Kurt Wallander miró a Rydberg.

—Está lleno de huellas digitales —dijo—. Quizá descubramos algo. Aunque lo dudo. Pero hay un nudo que me interesa.

Kurt Wallander le dirigió una mirada inquisitiva.

—¿Un nudo?

—El nudo corredizo.

—¿Qué le pasa?

—Es poco común. Nunca había visto un nudo como ése.

—¿Habías visto un nudo estrangulador antes? —preguntó Hanson desde la puerta, impaciente por irse.

—Sí —dijo Rydberg—. Lo he visto. Veremos qué puede aportarnos ese nudo.

Kurt Wallander sabía que Rydberg no quería decir nada más. Pero si el nudo le interesaba era porque podía tener su importancia.

—Mañana por la mañana iré a ver a los vecinos otra vez —informó Wallander—. Y a propósito, ¿han encontrado a los hijos de los Lövgren?

—Martinson se encargaba de ello —contestó Hanson.

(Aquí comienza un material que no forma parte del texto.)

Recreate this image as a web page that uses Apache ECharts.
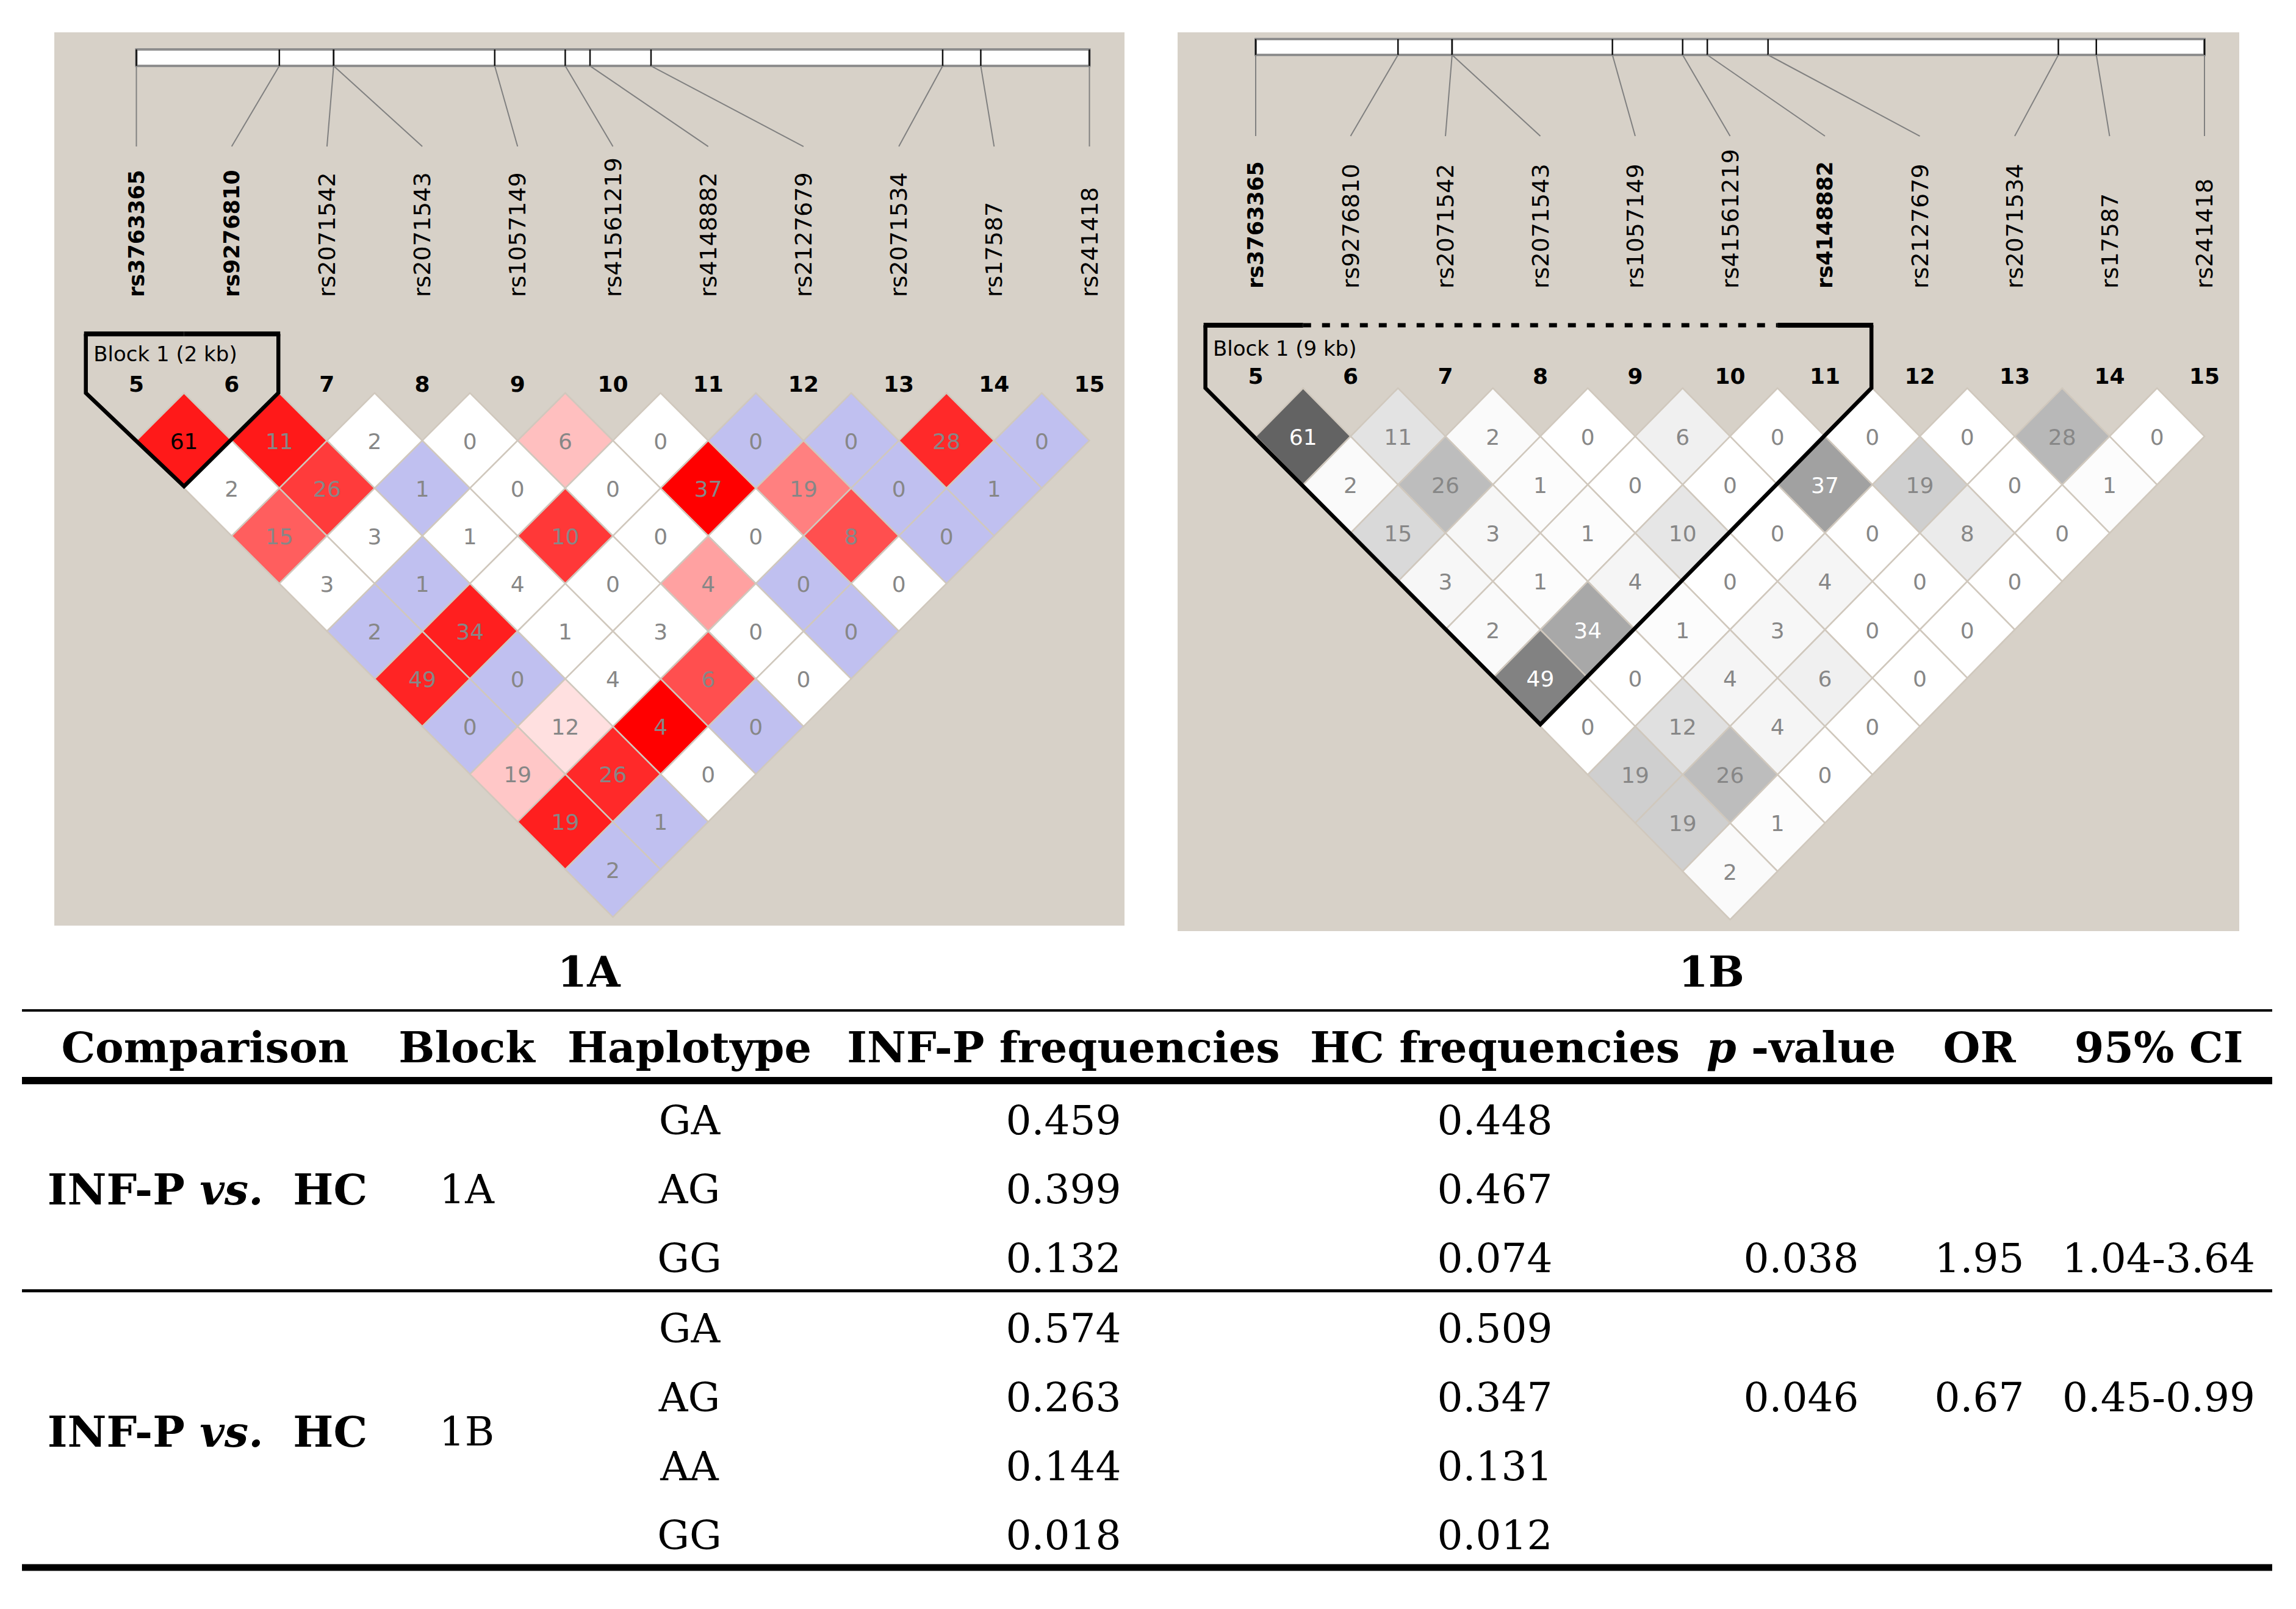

—¿Martinson no estaba en el hospital? —preguntó Kurt Wallander con asombro.

—Cambió con Svedberg.

—¿Dónde coño está ahora, pues?

Nadie sabía dónde se encontraba Martinson. Kurt Wallander llamó a las telefonistas y le informaron de que Martinson había salido una hora antes.

—Llámale a casa —ordenó Kurt Wallander.

Luego miró su reloj.

—Nos volveremos a reunir mañana a las diez —dijo—. Gracias por hoy, hasta entonces.

Acababa de quedarse solo cuando la telefonista le pasó una llamada de Martinson.

—Lo siento —se excusó Martinson—. Pero se me olvidó que teníamos que vernos.

—¿Qué hay de los hijos?

—Me parece que Richard tiene la varicela.

—Quiero decir los hijos de los Lövgren. Las dos hijas.

Martinson sonaba sorprendido.

—¿No recibiste mi mensaje?

—Yo no he recibido nada.

—Se lo di a una de las telefonistas.

—Voy a ver. Pero explícamelo primero.

—Una de las hijas, la que tiene cincuenta años, vive en Canadá. En Winnipeg, que no sé por dónde cae. Olvidé que allí era medianoche cuando llamé. Primero se negaba a creer lo que le decía. Hasta que su marido se puso al teléfono no llegaron a entender lo que había pasado. El es policía, de la montada de Canadá. Hablaremos mañana otra vez. Pero ella viene en avión, naturalmente. A la otra hija ha costado más encontrarla a pesar de que está en Suecia. Tiene cuarenta y siete años y trabaja como jefa de comedor en el Hotel Rubinen de Göteborg. Parece que es entrenadora de un equipo de balonmano en Skien, Noruega. Prometieron avisarle. Puse una lista de los demás familiares de los Lövgren en la recepción. Son muchos. La mayoría de ellos vive en Escania. Quizá llamen otros cuando lean mañana los periódicos.